Néanmoins, elle est une très bonne élève, excellente même. Une année, elle remporte le prix qui lui ouvre les portes de la bibliothèque. Janet vit. Enfin ! Les livres s'offrent à elle, ils lui offrent la vie.
Ce premier tome consacré à cette vie difficile, âpre, toute faite de luttes et de discriminations, auprès de sa famille, sur une terre néo-zélandaise loin d'être idyllique.
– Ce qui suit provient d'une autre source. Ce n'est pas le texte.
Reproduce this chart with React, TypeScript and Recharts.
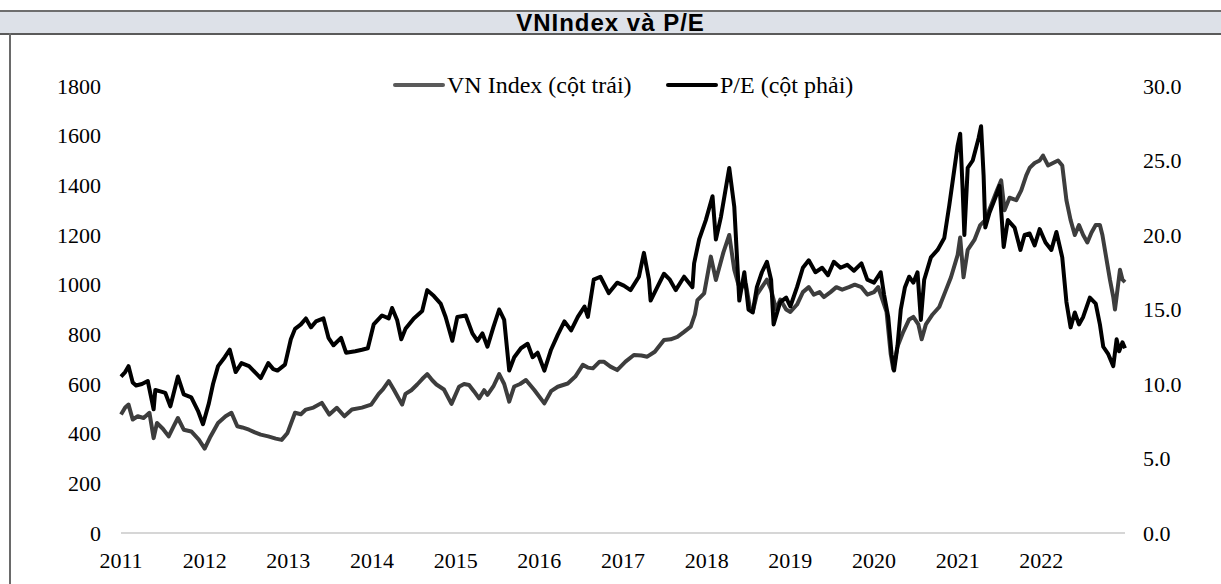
import React from "react";
import { LineChart, Line, XAxis, YAxis, Legend, ReferenceLine } from "recharts";

const yearTicks = [2011, 2012, 2013, 2014, 2015, 2016, 2017, 2018, 2019, 2020, 2021, 2022];
const leftTicks = [0, 200, 400, 600, 800, 1000, 1200, 1400, 1600, 1800];
const rightTicks = [0, 5, 10, 15, 20, 25, 30];

const vnDates = [
  2011.0, 2011.05, 2011.09, 2011.14, 2011.2, 2011.27, 2011.34, 2011.39, 2011.43, 2011.5, 2011.57, 2011.63, 2011.68, 2011.75, 2011.84, 2011.93,
  2012.0, 2012.07, 2012.16, 2012.25, 2012.32, 2012.39, 2012.45, 2012.53, 2012.6, 2012.67, 2012.76, 2012.85, 2012.92, 2012.99,
  2013.08, 2013.15, 2013.21, 2013.3, 2013.4, 2013.49, 2013.58, 2013.67, 2013.76, 2013.88, 2013.99,
  2014.08, 2014.13, 2014.2, 2014.26, 2014.36, 2014.4, 2014.47, 2014.54, 2014.6, 2014.66, 2014.72, 2014.77, 2014.86, 2014.95,
  2015.04, 2015.1, 2015.16, 2015.22, 2015.28, 2015.34, 2015.38, 2015.45, 2015.52, 2015.58, 2015.64, 2015.7, 2015.77, 2015.84, 2015.94,
  2016.06, 2016.14, 2016.22, 2016.34, 2016.43, 2016.52, 2016.58, 2016.64, 2016.72, 2016.77, 2016.85, 2016.93,
  2017.03, 2017.13, 2017.22, 2017.29, 2017.38, 2017.49, 2017.57, 2017.65, 2017.73, 2017.81, 2017.86, 2017.89, 2017.97,
  2018.05, 2018.11, 2018.2, 2018.27, 2018.33, 2018.38, 2018.42, 2018.47, 2018.52, 2018.55, 2018.6, 2018.66, 2018.72, 2018.77, 2018.83, 2018.88, 2018.95,
  2019.0, 2019.08, 2019.15, 2019.22, 2019.28, 2019.35, 2019.4, 2019.48, 2019.55, 2019.62, 2019.7, 2019.77, 2019.85, 2019.92,
  2020.0, 2020.05, 2020.1, 2020.15, 2020.2, 2020.23, 2020.28, 2020.35, 2020.42, 2020.47, 2020.53, 2020.57, 2020.62, 2020.7, 2020.78, 2020.85, 2020.92,
  2021.0, 2021.03, 2021.07, 2021.12, 2021.2, 2021.27, 2021.33, 2021.4, 2021.47, 2021.52, 2021.56, 2021.62, 2021.7, 2021.76, 2021.82, 2021.86, 2021.92, 2021.98,
  2022.02, 2022.08, 2022.14, 2022.2, 2022.25, 2022.3, 2022.35, 2022.4, 2022.45, 2022.5, 2022.55, 2022.6, 2022.65, 2022.7, 2022.73, 2022.78, 2022.82, 2022.86, 2022.88, 2022.91, 2022.94, 2022.97, 2023.0,
];
const vnValues = [
  477, 505, 517, 457, 470, 463, 484, 382, 443, 420, 389, 430, 463, 416, 409, 376,
  340, 389, 443, 470, 484, 430, 425, 416, 405, 396, 389, 380, 375, 403,
  484, 478, 497, 505, 524, 477, 504, 470, 497, 505, 517,
  560, 578, 612, 578, 517, 560, 575, 598, 620, 640, 615, 598, 578, 520,
  589, 600, 596, 570, 542, 575, 556, 590, 640, 600, 529, 590, 600, 616, 576,
  522, 571, 589, 602, 630, 677, 666, 663, 690, 690, 670, 656,
  690, 717, 715, 710, 730, 777, 780, 790, 810, 831, 880, 938, 965,
  1113, 1019, 1130, 1200, 1060, 1000, 990, 1000, 900, 890, 960, 990, 1020, 980, 900, 940, 900,
  890, 920, 970, 990, 960, 970, 950, 970, 990, 980, 990, 1000, 990, 960,
  970, 990, 940, 890, 720, 660, 750, 810, 860, 870, 840, 780, 840, 880, 910, 970, 1030,
  1120, 1190, 1030, 1140, 1180, 1240, 1260, 1320, 1380, 1420, 1300, 1350, 1340, 1380, 1440, 1470, 1490, 1500,
  1520, 1480, 1490, 1500, 1480, 1340, 1260, 1200, 1240, 1200, 1170, 1210, 1240, 1240, 1200, 1100, 1020, 950, 900, 980, 1060, 1020, 1010,
];

const peDates = [
  2011.0, 2011.05, 2011.09, 2011.14, 2011.18, 2011.25, 2011.32, 2011.39, 2011.41, 2011.47, 2011.53, 2011.59, 2011.68, 2011.75, 2011.84, 2011.92, 2011.98,
  2012.05, 2012.1, 2012.16, 2012.24, 2012.3, 2012.37, 2012.44, 2012.53, 2012.6, 2012.67, 2012.76, 2012.82, 2012.87, 2012.96,
  2013.03, 2013.08, 2013.15, 2013.21, 2013.27, 2013.33, 2013.42, 2013.48, 2013.54, 2013.63, 2013.69, 2013.8, 2013.88, 2013.95,
  2014.02, 2014.12, 2014.2, 2014.24, 2014.3, 2014.35, 2014.4, 2014.5, 2014.6, 2014.66, 2014.74, 2014.82, 2014.88, 2014.96,
  2015.02, 2015.12, 2015.2, 2015.26, 2015.32, 2015.38, 2015.45, 2015.52, 2015.58, 2015.64, 2015.7, 2015.78, 2015.86, 2015.92, 2015.98,
  2016.06, 2016.14, 2016.22, 2016.3, 2016.38, 2016.46, 2016.54, 2016.58, 2016.65, 2016.73, 2016.83, 2016.93,
  2017.01, 2017.09, 2017.19, 2017.25, 2017.31, 2017.33, 2017.41, 2017.49, 2017.56, 2017.63, 2017.73, 2017.83, 2017.85, 2017.91, 2017.99,
  2018.07, 2018.11, 2018.17, 2018.27, 2018.33, 2018.39, 2018.45, 2018.5, 2018.55, 2018.6, 2018.66, 2018.72, 2018.77, 2018.8, 2018.88, 2018.95,
  2019.0, 2019.08, 2019.15, 2019.22, 2019.3, 2019.38, 2019.45, 2019.52, 2019.6, 2019.68, 2019.76, 2019.85, 2019.92,
  2020.0, 2020.08, 2020.12, 2020.17, 2020.21, 2020.24, 2020.28, 2020.32, 2020.37, 2020.42, 2020.47, 2020.52, 2020.56, 2020.6, 2020.68, 2020.76, 2020.84, 2020.9, 2020.95,
  2021.0, 2021.03, 2021.06, 2021.08, 2021.12, 2021.18, 2021.25, 2021.28, 2021.31, 2021.33, 2021.38, 2021.45, 2021.5, 2021.55, 2021.6, 2021.68, 2021.75, 2021.8, 2021.86, 2021.92, 2021.98,
  2022.05, 2022.12, 2022.18, 2022.25, 2022.3, 2022.35, 2022.4, 2022.45, 2022.5, 2022.58, 2022.65, 2022.7, 2022.74, 2022.8, 2022.86, 2022.9, 2022.93, 2022.97, 2023.0,
];
const peValues = [
  10.5, 10.8, 11.2, 10.1, 9.9, 10.0, 10.2, 8.3, 9.6, 9.5, 9.4, 8.5, 10.5, 9.3, 9.1, 8.2, 7.3,
  8.7, 10.0, 11.2, 11.8, 12.3, 10.8, 11.4, 11.2, 10.8, 10.4, 11.4, 11.0, 10.9, 11.3,
  13.0, 13.7, 14.0, 14.4, 13.8, 14.2, 14.4, 13.1, 12.6, 13.1, 12.1, 12.2, 12.3, 12.4,
  14.0, 14.6, 14.4, 15.1, 14.3, 13.0, 13.7, 14.4, 14.9, 16.3, 15.9, 15.4, 14.5, 12.9,
  14.5, 14.6, 13.4, 12.9, 13.4, 12.5, 13.8, 15.0, 14.3, 10.9, 11.8, 12.4, 12.7, 11.8, 12.1,
  10.9, 12.3, 13.3, 14.2, 13.6, 14.5, 15.2, 14.5, 17.0, 17.2, 16.1, 16.8,
  16.6, 16.3, 17.2, 18.8, 17.0, 15.6, 16.5, 17.4, 17.0, 16.3, 17.2, 16.5, 18.1, 19.7, 21.0,
  22.6, 19.7, 21.2, 24.5, 21.9, 15.6, 17.5, 15.0, 14.8, 16.5, 17.5, 18.2, 17.0, 14.0, 15.5, 15.8,
  15.2, 16.5, 17.8, 18.3, 17.5, 17.8, 17.3, 18.2, 17.8, 18.0, 17.6, 18.1, 17.0,
  16.8, 17.5, 16.0, 14.5, 12.0, 10.9, 12.5, 15.0, 16.5, 17.2, 16.8, 17.5, 14.3, 17.0, 18.5, 19.0, 19.8, 22.0, 24.0,
  26.0, 26.8, 23.0, 20.0, 24.5, 25.0, 26.5, 27.3, 24.0, 20.5, 21.5, 22.5, 23.3, 19.2, 21.0, 20.5, 19.0, 20.0, 20.1, 19.3, 20.4,
  19.5, 19.0, 20.2, 18.5, 15.5, 13.8, 14.8, 14.0, 14.5, 15.8, 15.4, 14.0, 12.5, 12.0, 11.2, 13.0, 12.2, 12.8, 12.4,
];

const vnData = vnDates.map((t, i) => ({ t, v: vnValues[i] }));
const peData = peDates.map((t, i) => ({ t, v: peValues[i] }));

const VN_NAME = "VN Index (cột trái)";
const PE_NAME = "P/E (cột phải)";
const legendOrder = [VN_NAME, PE_NAME];

const SERIF = "'Liberation Serif', 'Times New Roman', serif";
const VN_COLOR = "#3d3d3d";
const PE_COLOR = "#000000";

const LegendContent = (props: any) => {
  const payload = [...(props.payload || [])].sort(
    (a: any, b: any) => legendOrder.indexOf(a.value) - legendOrder.indexOf(b.value)
  );
  const lefts = [393, 666];
  return (
    <div style={{ position: "relative", width: 1221, height: 30, fontFamily: SERIF, fontSize: 24, color: "#000" }}>
      {payload.map((p: any, i: number) => (
        <div key={p.value} style={{ position: "absolute", left: lefts[i], top: 0, height: 30, display: "flex", alignItems: "center", whiteSpace: "nowrap" }}>
          <div style={{ width: 52, height: 4, background: p.value === VN_NAME ? "#5a5a5a" : "#000", borderRadius: 2, marginRight: 2 }} />
          <span>{p.value}</span>
        </div>
      ))}
    </div>
  );
};

export default function App() {
  return (
    <div style={{ position: "absolute", left: 0, top: 0, width: 1221, height: 584, background: "#fff", overflow: "hidden" }}>
      <div
        style={{
          position: "absolute",
          left: 0,
          top: 10,
          width: 1221,
          height: 21,
          background: "#dde1e8",
          borderTop: "2px solid #6e6e6e",
          borderBottom: "2px solid #5a5a5a",
          textAlign: "center",
          fontFamily: "'Liberation Sans', Arial, sans-serif",
          fontWeight: "bold",
          fontSize: 24,
          letterSpacing: "1px",
          lineHeight: "21px",
          color: "#000",
        }}
      >
        VNIndex và P/E
      </div>
      <div style={{ position: "absolute", left: 9, top: 33, width: 2, height: 551, background: "#6a6a6a" }} />
      <div style={{ position: "absolute", left: 0, top: 0 }}>
        <LineChart width={1221} height={584} margin={{ top: 86, right: 0, bottom: 0, left: 0 }}>
          <XAxis
            dataKey="t"
            type="number"
            domain={[2011, 2023]}
            ticks={yearTicks}
            axisLine={false}
            tickLine={false}
            tickSize={0}
            tickMargin={19}
            height={51}
            allowDuplicatedCategory={false}
            tick={{ fontFamily: SERIF, fontSize: 22, fill: "#000" }}
          />
          <YAxis
            yAxisId="left"
            orientation="left"
            domain={[0, 1800]}
            ticks={leftTicks}
            axisLine={false}
            tickLine={false}
            tickSize={0}
            tickMargin={20}
            width={121}
            tick={{ fontFamily: SERIF, fontSize: 22, fill: "#000" }}
          />
          <YAxis
            yAxisId="right"
            orientation="right"
            domain={[0, 30]}
            ticks={rightTicks}
            axisLine={false}
            tickLine={false}
            tickSize={0}
            tickMargin={18}
            width={96}
            tickFormatter={(v: number) => v.toFixed(1)}
            tick={{ fontFamily: SERIF, fontSize: 22, fill: "#000" }}
          />
          <ReferenceLine yAxisId="left" y={0} stroke="#d6d6d6" strokeWidth={2} />
          <Legend
            layout="horizontal"
            verticalAlign="middle"
            align="center"
            wrapperStyle={{ position: "absolute", top: 70, left: 0, width: 1221 }}
            content={LegendContent}
          />
          <Line
            yAxisId="left"
            data={vnData}
            dataKey="v"
            name={VN_NAME}
            stroke={VN_COLOR}
            strokeWidth={4}
            dot={false}
            activeDot={false}
            isAnimationActive={false}
            strokeLinejoin="round"
          />
          <Line
            yAxisId="right"
            data={peData}
            dataKey="v"
            name={PE_NAME}
            stroke={PE_COLOR}
            strokeWidth={4}
            dot={false}
            activeDot={false}
            isAnimationActive={false}
            strokeLinejoin="round"
          />
        </LineChart>
      </div>
    </div>
  );
}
Coincée entre son père travailleur certes, mais faux autoritaire, et une mère trop dans les nuages pour être une bonne ménagère (à cette époque), coincée au milieu d'une fratrie de cinq, deux ainés, le frère qui accapare toutes les attentions en raison de son épilepsie totalement incomprise (tu n'as qu'à prendre sur toi ne cesse de lu répéter le père), la soeur aînée extravertie, gaie, starlette, superficielle, pleine de joie de vivre, mais vite fauchée par une insuffisance cardiaque (tare familiale) et les deux petites soeurs, complices, Janet ne trouve pas sa place. Janet, me semble-t-il, présente un grand nombre de troubles spécifiques de l'autisme. Mais à l'époque...
Ce premier tome se lit, que dis-je s'avale, se dévore car Janet sait nous entrainer par son écriture extrêmement précise et imagée tout en restant légère et sensible, et simple. Elle nous donne une furieuse envie de la voir grandir en lui souhaitant que ses souffrances s'apaisent. Et pourtant jamais elle ne s'apitoie sur son sort.
Elle décrit admirablement les maisons qu'elle aura habitées avec sa famille, et les différentes régions traversées au gré des aléas paternels, et bien non, la Nouvelle-Zélande n'est pas le paradis pour tous.
Un roman autobiographique sublime, sans concession.